Cercado por obras de grandes artistas do passado, quase todos já mortos, RM disse que "sinto que eles estão me observando. Estou motivado. Quero ser uma pessoa melhor, um adulto melhor, por causa da aura que vem dessas obras de arte em exposição". Quando ele se sente "cansado ou decepcionado, às vezes fico ali parado e tenho uma conversa" com eles, disse RM. O cantor contou que se posiciona diante de um quadro de Yun e pergunta: "Sr. Yun, tudo vai dar certo, não é?
RM está tentando decidir seu futuro. O serviço militar obrigatório o aguarda. (Os integrantes da banda estão dedicando tempo a projetos solo, no momento, embora sua gravadora tenha insistido em que o BTS não está em pausa.) Alguns meses atrás, RM disse a Marc Spiegler, diretor global da Art Basel, no podcast da feira, que está pensando em abrir um espaço de arte de algum tipo. "Eu quero que seja realmente calmo e silencioso, mas ainda deve parecer cool, como Axel", ele me disse, citando o designer, antiquário e galerista belga Axel Vervoordt (também um dos favoritos de uma das inspirações musicais de RM, Kanye West).
Essa ideia ainda está longe de se concretizar, mas RM imagina um café no andar térreo e áreas de exposição acima, mostrando trabalhos de artistas coreanos e internacionais de formas que atraiam os jovens. "Acho que há algo que posso oferecer, como um outsider da indústria da arte", ele disse.
Pode bem ser que esse status de outsider seja algo de que ele terá de abrir mão. RM recentemente adquiriu um cilindro de vidro fundido de Roni Horn –uma peça de um branco espectral, parcialmente translúcida– e está ganhando fama como conhecedor de arte. Park, a comerciante de arte de Seul, disse que RM encontrou textos sobre Yun que sua galeria não tinha em seus arquivos. (Ela representa o espólio de Yun, e tornou-se parte do "Exército" anos atrás, antes de ser apresentada a RM. "Comecei a estudar a banda através do YouTube", disse ela. "Há muito conteúdo. É preciso muito, muito tempo para dominá-lo".)

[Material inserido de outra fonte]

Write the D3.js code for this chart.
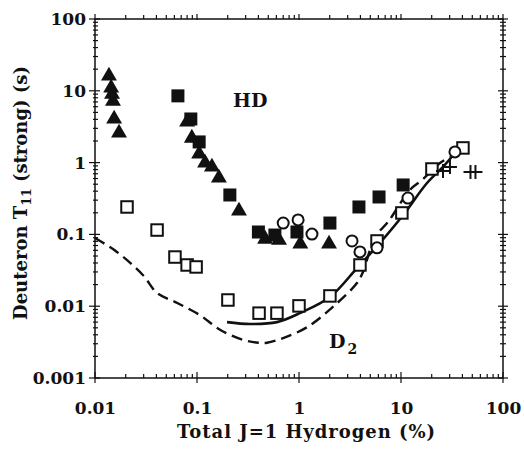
<!DOCTYPE html>
<html><head><meta charset="utf-8">
<script src="https://cdn.jsdelivr.net/npm/d3@7"></script>
<style>body{margin:0;background:#fff}svg{display:block}text{font-family:"DejaVu Serif",serif;font-weight:bold;fill:#111}</style>
</head><body>
<svg id="c" width="524" height="449"></svg>
<script>
// ---- data ----
const xTickValues = [0.01, 0.1, 1, 10, 100];
const xTickLabels = ["0.01", "0.1", "1", "10", "100"];
const yTickValues = [0.001, 0.01, 0.1, 1, 10, 100];
const yTickLabels = ["0.001", "0.01", "0.1", "1", "10", "100"];

const filledTriangles = [[0.0137,16.6],[0.0144,11.3],[0.0147,9.3],[0.0150,7.4],[0.0154,4.2],[0.0172,2.67],
  [0.080,3.8],[0.089,2.27],[0.105,1.36],[0.120,1.02],[0.140,0.90],[0.164,0.63],[0.258,0.219],
  [0.465,0.089],[0.637,0.086],[1.03,0.076],[1.97,0.076]];
const filledSquares = [[0.065,8.5],[0.087,4.05],[0.105,1.94],[0.21,0.354],[0.40,0.108],[0.58,0.098],
  [0.955,0.108],[2.01,0.144],[3.87,0.241],[6.09,0.332],[10.5,0.488]];
const openSquares = [[0.0206,0.241],[0.0406,0.115],[0.0608,0.0484],[0.080,0.0375],[0.098,0.0352],
  [0.201,0.0122],[0.406,0.0080],[0.608,0.0080],[1.0,0.0101],[2.01,0.0139],[3.96,0.0375],[5.82,0.081],
  [10.2,0.199],[20.1,0.815],[40.5,1.60]];
const openCircles = [[0.70,0.144],[0.98,0.159],[1.34,0.101],[3.31,0.081],[3.96,0.057],[5.82,0.065],
  [11.7,0.321],[33.8,1.41]];
const crosses = [[25.8,0.764],[30.2,0.869],[48.0,0.74],[53.7,0.74]];
const solidCurve = [[0.197,0.0060],[0.331,0.00565],[0.608,0.0060],[1.02,0.0080],[2.01,0.0134],
  [3.70,0.034],[4.64,0.048],[6.22,0.076],[10.5,0.186],[18.0,0.52],[25.8,0.87],[33.8,1.36]];
const dashedCurve = [[0.01,0.089],[0.0164,0.057],[0.0296,0.027],[0.0406,0.0153],[0.064,0.0111],
  [0.107,0.0075],[0.168,0.0047],[0.283,0.0034],[0.40,0.0031],[0.485,0.0031],[0.70,0.0036],
  [1.2,0.0051],[2.15,0.0098],[3.7,0.021],[4.24,0.030],[5.56,0.092],[7.46,0.149],[12.2,0.415],
  [16.1,0.573],[24.1,0.986],[30.2,1.2]];

// ---- layout ----
const L = 95, R = 503, T = 19, B = 378;
const svg = d3.select("#c");
const x = d3.scaleLog().domain([0.01, 100]).range([L, R]);
const y = d3.scaleLog().domain([0.001, 100]).range([B, T]);

function minors(lo, hi) {
  const out = [];
  for (let e = Math.round(Math.log10(lo)); e < Math.round(Math.log10(hi)); e++)
    for (let k = 2; k <= 9; k++) out.push(k * Math.pow(10, e));
  return out;
}
const xMinor = minors(0.01, 100), yMinor = minors(0.001, 100);

const ax = svg.append("g").attr("stroke", "#111").attr("fill", "none");
ax.append("rect").attr("x", L).attr("y", T).attr("width", R - L).attr("height", B - T).attr("stroke-width", 1.5);

const gB = svg.append("g").attr("transform", `translate(0,${B})`)
  .call(d3.axisBottom(x).tickValues(xTickValues).tickFormat((d, i) => xTickLabels[i]).tickSize(0).tickPadding(24));
gB.select(".domain").remove();
gB.selectAll("text").attr("font-size", 17).attr("font-family", "DejaVu Serif").attr("font-weight", "bold").attr("fill", "#111");
const gL = svg.append("g").attr("transform", `translate(${L},0)`)
  .call(d3.axisLeft(y).tickValues(yTickValues).tickFormat((d, i) => yTickLabels[i]).tickSize(0).tickPadding(9));
gL.select(".domain").remove();
gL.selectAll("text").attr("font-size", 17).attr("font-family", "DejaVu Serif").attr("font-weight", "bold").attr("fill", "#111");

const tk = ax.append("g").attr("stroke-width", 1.2);
xTickValues.forEach(v => {
  tk.append("line").attr("x1", x(v)).attr("x2", x(v)).attr("y1", B - 6).attr("y2", B + 5);
  tk.append("line").attr("x1", x(v)).attr("x2", x(v)).attr("y1", T - 5).attr("y2", T + 1);
});
xMinor.forEach(v => {
  tk.append("line").attr("x1", x(v)).attr("x2", x(v)).attr("y1", B - 4).attr("y2", B);
  tk.append("line").attr("x1", x(v)).attr("x2", x(v)).attr("y1", T - 4).attr("y2", T);
});
yTickValues.forEach(v => {
  tk.append("line").attr("y1", y(v)).attr("y2", y(v)).attr("x1", L - 6).attr("x2", L + 5);
  tk.append("line").attr("y1", y(v)).attr("y2", y(v)).attr("x1", R - 5).attr("x2", R + 5);
});
yMinor.forEach(v => {
  tk.append("line").attr("y1", y(v)).attr("y2", y(v)).attr("x1", L - 2).attr("x2", L + 3);
  tk.append("line").attr("y1", y(v)).attr("y2", y(v)).attr("x1", R - 3).attr("x2", R + 3);
});

const line = d3.line().x(d => x(d[0])).y(d => y(d[1])).curve(d3.curveCatmullRom.alpha(0.5));
svg.append("path").datum(dashedCurve).attr("d", line).attr("fill", "none").attr("stroke", "#111")
  .attr("stroke-width", 2.4).attr("stroke-dasharray", "11,6");
svg.append("path").datum(solidCurve).attr("d", line).attr("fill", "none").attr("stroke", "#111")
  .attr("stroke-width", 2.6);

const sq = 11.5;
svg.append("g").selectAll("rect").data(filledSquares).join("rect")
  .attr("x", d => x(d[0]) - 6.5).attr("y", d => y(d[1]) - 6.5).attr("width", 13).attr("height", 13).attr("fill", "#111");
const tri = d3.symbol().type(d3.symbolTriangle).size(110);
svg.append("g").selectAll("path").data(filledTriangles).join("path")
  .attr("d", tri).attr("transform", d => `translate(${x(d[0])},${y(d[1]) + 1})`).attr("fill", "#111");
svg.append("g").selectAll("rect").data(openSquares).join("rect")
  .attr("x", d => x(d[0]) - sq / 2).attr("y", d => y(d[1]) - sq / 2).attr("width", sq).attr("height", sq)
  .attr("fill", "#fff").attr("stroke", "#111").attr("stroke-width", 2);
svg.append("g").selectAll("circle").data(openCircles).join("circle")
  .attr("cx", d => x(d[0])).attr("cy", d => y(d[1])).attr("r", 5.5)
  .attr("fill", "#fff").attr("stroke", "#111").attr("stroke-width", 2);
const cr = svg.append("g").attr("stroke", "#111").attr("stroke-width", 2);
crosses.forEach(d => {
  cr.append("line").attr("x1", x(d[0]) - 7).attr("x2", x(d[0]) + 7).attr("y1", y(d[1])).attr("y2", y(d[1]));
  cr.append("line").attr("x1", x(d[0])).attr("x2", x(d[0])).attr("y1", y(d[1]) - 7).attr("y2", y(d[1]) + 7);
});

svg.append("text").attr("x", 233).attr("y", 107).attr("font-size", 19).text("HD");
const d2 = svg.append("text").attr("x", 329).attr("y", 348).attr("font-size", 19);
d2.append("tspan").text("D");
d2.append("tspan").attr("font-size", 14).attr("dy", 6).attr("dx", 2).text("2");

svg.append("text").attr("x", 306).attr("y", 438).attr("text-anchor", "middle").attr("font-size", 18)
  .attr("textLength", 258).attr("lengthAdjust", "spacing")
  .text("Total J=1 Hydrogen (%)");
const yt = svg.append("text").attr("transform", "translate(27,193) rotate(-90)").attr("text-anchor", "middle").attr("font-size", 18);
yt.append("tspan").text("Deuteron T");
yt.append("tspan").attr("font-size", 12.5).attr("dy", 4).text("11");
yt.append("tspan").attr("dy", -4).text(" (strong) (s)");
</script>
</body></html>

Yun teve uma vida terrível, de acordo com o que RM me contou. Preso quatro vezes por razões políticas, ele escapou por pouco de uma sentença de morte, em uma dessas ocasiões. Depois de passar dos 40 anos, Yun começou a pintar quadros meditativos, espalhando grandes faixas de tinta diluídas, em tons de ocre e azul, sobre linho ou lona. "É uma combinação completa dos estilos ocidental e oriental, ou asiático ou coreano", disse RM.
Ele tem uma era favorita, entre os períodos de trabalho do pintor? "Comecei gostando muito de suas obras da década de 1970, suas pinturas, mas agora estou tão interessado nele, em seu mundo, em suas obras de arte, que amo tudo. Deixei de ser objetivo", disse RM. "Agora sou o que as pessoas chamam de fã".